I took my punishment like a trooper. Except for the liver.  When I could get away with it, I hid it between the pages of the huge Houston telephone book or snuck it under the table to our dog Pudgy.

Yet curiously, today, after all these years, Penny still loves to revisit that   moment in time to all who will listen. That same look of righteous indignation mushrooms over her face when she tells that tale of poor mis-treated her.  It affects me like fingernails scratching a blackboard. I adore my sister , but I lovingly, sweetly, and sincerely wish (here comes the "dark thoughts" again) that I had another little pig with a whistle that she could shove.


----------



## Gumby (May 21, 2014)

Oh that's hilarious, Sondra! I enjoyed every word of it, probably because I had my own 'little monster', named Mark. Who, by the way, is still monstrous.  Very enjoyable!


----------



## garza (May 21, 2014)

Love it love it love it. An absolute delight. But you didn't finish the last sentence...


----------



## qwertyportne (May 21, 2014)

What a delightful story. Thanks for picking my afternoon up!


----------



## apple (May 22, 2014)

Cindy, you are always so responsive to my writing.  I appreciate that.  Thank you so much for reading and I'm glad you enjoyed it.  Honestly, the little monsters in our lives can be the most precious people we've ever known.  My sister was.  I miss her.

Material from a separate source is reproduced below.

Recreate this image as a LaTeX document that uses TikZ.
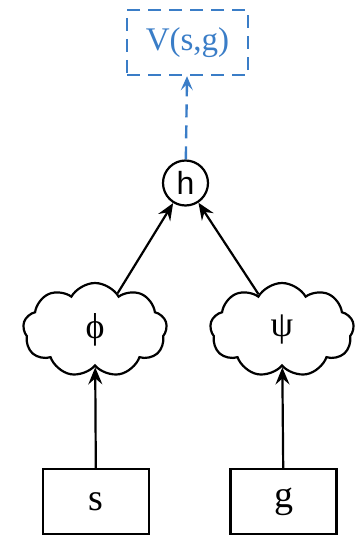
\documentclass[tikz,border=0pt]{standalone}
\usepackage{fontspec}
\setmainfont{Liberation Serif}
\newfontfamily\hfont{Liberation Sans}
\usetikzlibrary{arrows.meta, shapes.symbols}
\definecolor{valueblue}{RGB}{58,125,199}

\begin{document}
\begin{tikzpicture}[
    x=1pt, y=-1pt,
    > = {Stealth[length=17pt, width=14pt, inset=6pt]},
    line width=2.2pt,
    inputbox/.style={draw, minimum width=106pt, minimum height=65pt,
        font=\fontsize{38}{42}\selectfont},
    embed/.style={draw, cloud, cloud puffs=9, cloud puff arc=120,
        cloud ignores aspect, minimum width=144pt, minimum height=94pt,
        inner sep=0pt, font=\fontsize{36}{40}\selectfont},
    combine/.style={draw, circle, minimum size=45pt, inner sep=0pt,
        font=\hfont\fontsize{32}{36}\selectfont},
    valuebox/.style={draw=valueblue, text=valueblue, dash pattern=on 13pt off 8pt,
        line width=2.4pt, minimum width=121pt, minimum height=65pt,
        font=\fontsize{33}{38}\selectfont}
]
    % Fix the page size
    \useasboundingbox (0,0) rectangle (356,535);

    % Draw the inputs
    \node[inputbox] (s) at (96,501.5) {s};
    \node[inputbox] (g) at (283.5,501.5) {g};

    % Draw the two embeddings
    \node[embed] (phi) at (95,330) {ϕ};
    \node[embed] (psi) at (282,330) {ψ};

    % Draw the combining node and the value
    \node[combine] (h) at (185.5,183) {h};
    \node[valuebox] (V) at (187.5,42.5) {V(s,g)};

    % Connect everything
    \draw[->] (s) -- (phi);
    \draw[->] (g) -- (psi);
    \draw[->] (phi) -- (h);
    \draw[->] (psi) -- (h);
    \draw[-{Stealth[length=14pt, width=12pt, inset=6pt]}, valueblue, line width=2.4pt,
        dash pattern=on 13pt off 8pt] (h) -- (V);
\end{tikzpicture}
\end{document}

Garza, the fact that you loved my story makes me so happy.  That last sentence should not be finished.   I know all who read this story can put two and two together and were probably able read my mind.  And it ain't purty.

quertyportne, you are welcome for the pick-me-up.  Thank you so much for reading.  I appreciate it very much.

my best,   apple


----------



## dither (May 22, 2014)

Nice one Apple.


----------



## Pandora (May 22, 2014)

The entire read I loved apple. I was there with you enjoying your squeaker discovery then through no fault of your own your sis changed the day. I squinted through your punishments all the while thinking no wonder older siblings feel this way about those born later, I the youngest of four girls. I had hoped till the end you would get the chance to tell your side of the story to your father. I felt the injustice. Time heals all though and having never been the big sister I probably don't understand the feeling of responsibility, I enjoyed the flip side of that.


Your talent is immeasurable, very enjoyable read, thanks!


----------



## Misty Mirrors (May 23, 2014)

Great story. Very humorous.
I'm the younger of two brothers.
I got it from my older brother.
My mother always sided with my brother.
I'm still angry   .....   at 68 years.
Isn't that pathetic?


----------



## apple (May 23, 2014)

thank you dither, Pandora an d Misty Mirrors.  I appreciate you reading my story and your comments.  My little Sis was the my world. Loved her so much.  As years went on, the whistle story became kind of a joke with us.  She would tell anyone who would listen about it (as long as I was there)   We used all the expected grimaces and "eye rolling"  about the tale, laughing as we took turns telling the story right.  Each, our own version.

My poor dad had no choice but to follow through with punishment and being mad about the whole situation. " If you didn't destroy the pig in the first place..."  yada yada yada.


----------



## Gumby (May 23, 2014)

> My poor dad had no choice but to follow through with punishment and  being mad about the whole situation. " If you didn't destroy the pig in  the first place..."  yada yada yada.



Classic 'dad mode'.  Priceless!


----------



## Misty Mirrors (May 23, 2014)

Hello apple.
I wish I was as mature as you.
I am a very slow learner.


----------



## escorial (May 24, 2014)

yeah..charming


----------



## T.S.Bowman (May 25, 2014)

Great story. I wasn't one for tearing things apart but I definitely got my share of punishments for the torture my little brother endured.

I couldn't help but smile through the whole story. Nicely written.


----------



## Mudgeon Ramblings (Jun 16, 2014)

Very enjoyable read- I was not distracted for one second. You have talent to spare. Send me some please!


----------